Image: Soul City Records / Discogs

2

"Up, Up and Away"

This lush and airy slice of sunshine pop soared with its magic-carpet orchestration and dreamy falsettos. TWA adapted the song to create its memorable jingle and commercial campaign, using session musicians and anonymous singers. Upset at their replacements, the 5th Dimension sued the airline. The band lost the case, as the court noted, "Prior to producing the commercials the defendants acquired a license to use the copyrighted music, lyrics, and arrangement of 'Up, Up and Away' from Johnny Rivers Music." You can't win 'em all.

Image: Liberty Records / Discogs

3

"Stoned Soul Picnic"

One of the 5th Dimension's most fruitful relationships was with budding songwriter Laura Nyro. The group was constantly covering critical darlings and taking others' songs to new popular heights. That probably led to some of the snobbery surrounding the band. 5D covered wonderful Nyro tunes like "Stoned Soul Picnic," "Sweet Blindness," "Wedding Bell Blues," "Blowin' Away" and "Save the Country." The first became the title track of the band's third album, released in 1968. Don't ask what "surry down" means. Nyro herself admits she simply made up the term. The group would also cover notable bards Jimmy Webb and Burt Bacharach.

Image: Liberty Records / Discogs

4

"Medley: Aquarius/Let the Sunshine In (The Flesh Failures)"

Now synonymous with the hippie movement, the original "Aquarius" is more legitimately psychedelic than you remember. Just look at that full song title. The two songs were written for the zeitgeisty musical Hair, and together became the song of spring 1969. The musical backing was performed by the famous Wrecking Crew, the same brilliant players on the Beach Boys' Pet Sounds. It topped the charts for six straight weeks. Broadway, gospel, rock, funk — it's all in here.

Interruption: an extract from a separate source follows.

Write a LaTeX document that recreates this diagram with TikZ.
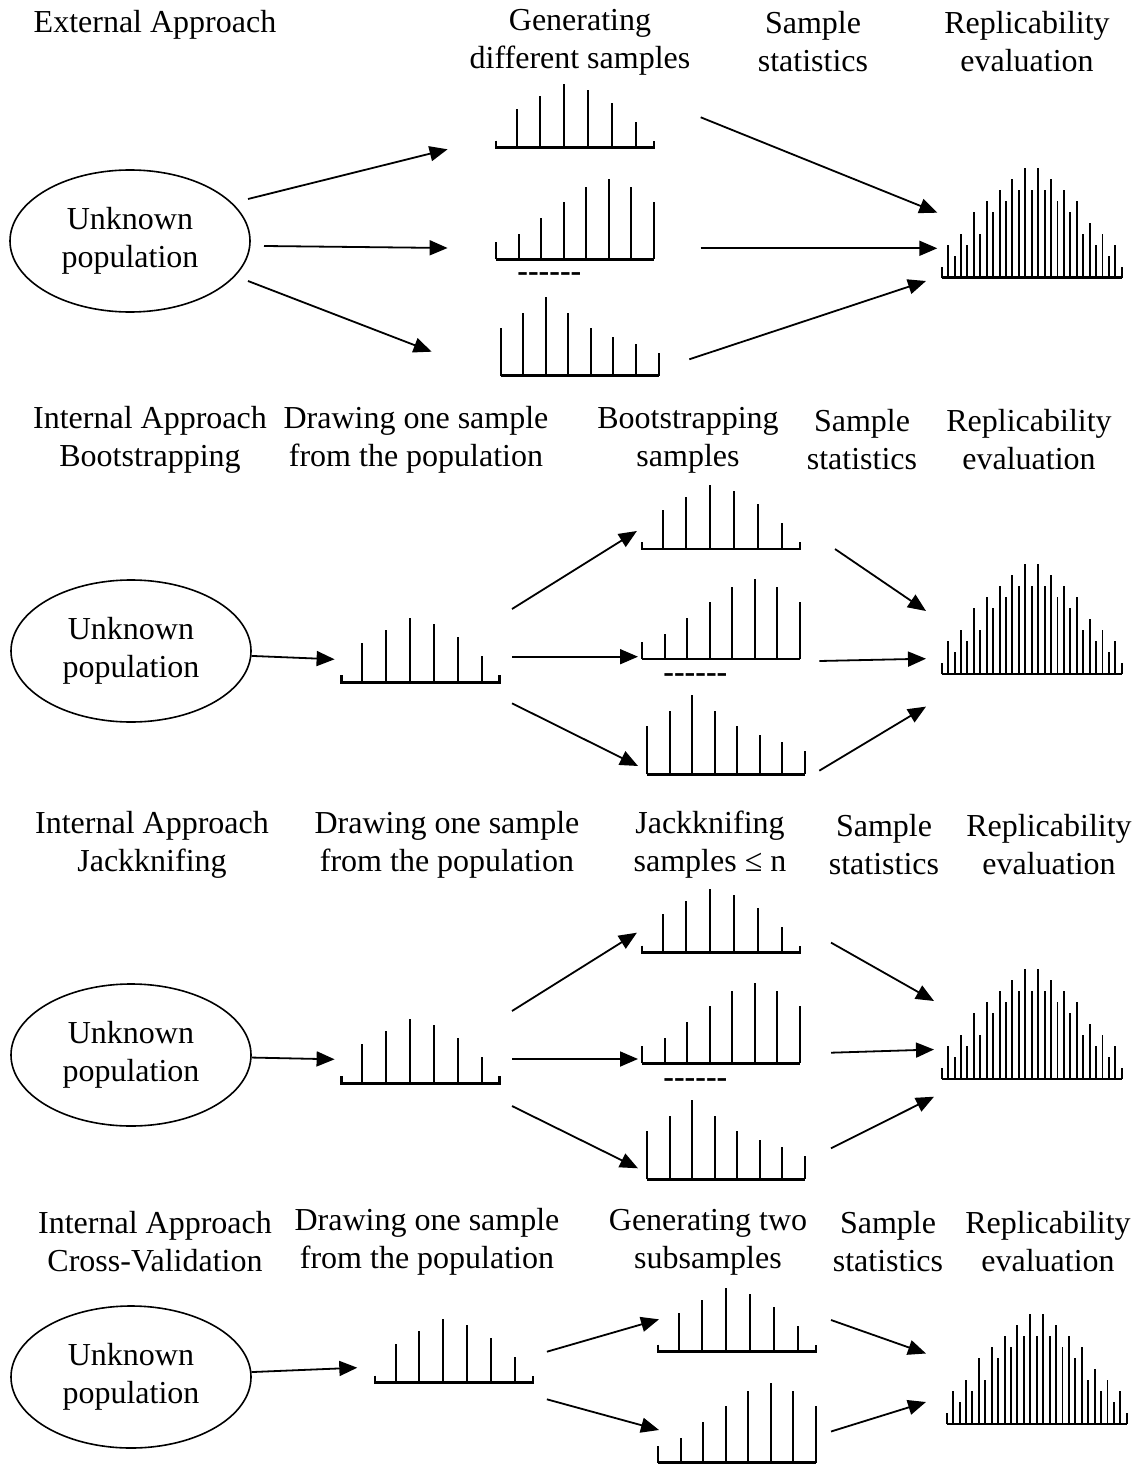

Image: Liberty Records / Discogs

5

"The Declaration"

Throughout its original lifespan, the band struggled to shake its image of being too establishment, too ersatz. Playing a show for Richard Nixon at the White House in 1970 only stoked the band's anti-establishment critics. However, Florence LaRue, the only remaining original member still touring under the name, noted, “It was an honour to perform for the president of the United States, [but he] wasn’t necessarily the president of our choice.” To underline its political stance, the 5th Dimension sang its cry for equality, "The Declaration," for the President. The song features a soulful singing of the Preamble from the Declaration of Independence. As dry as that sounds, it works.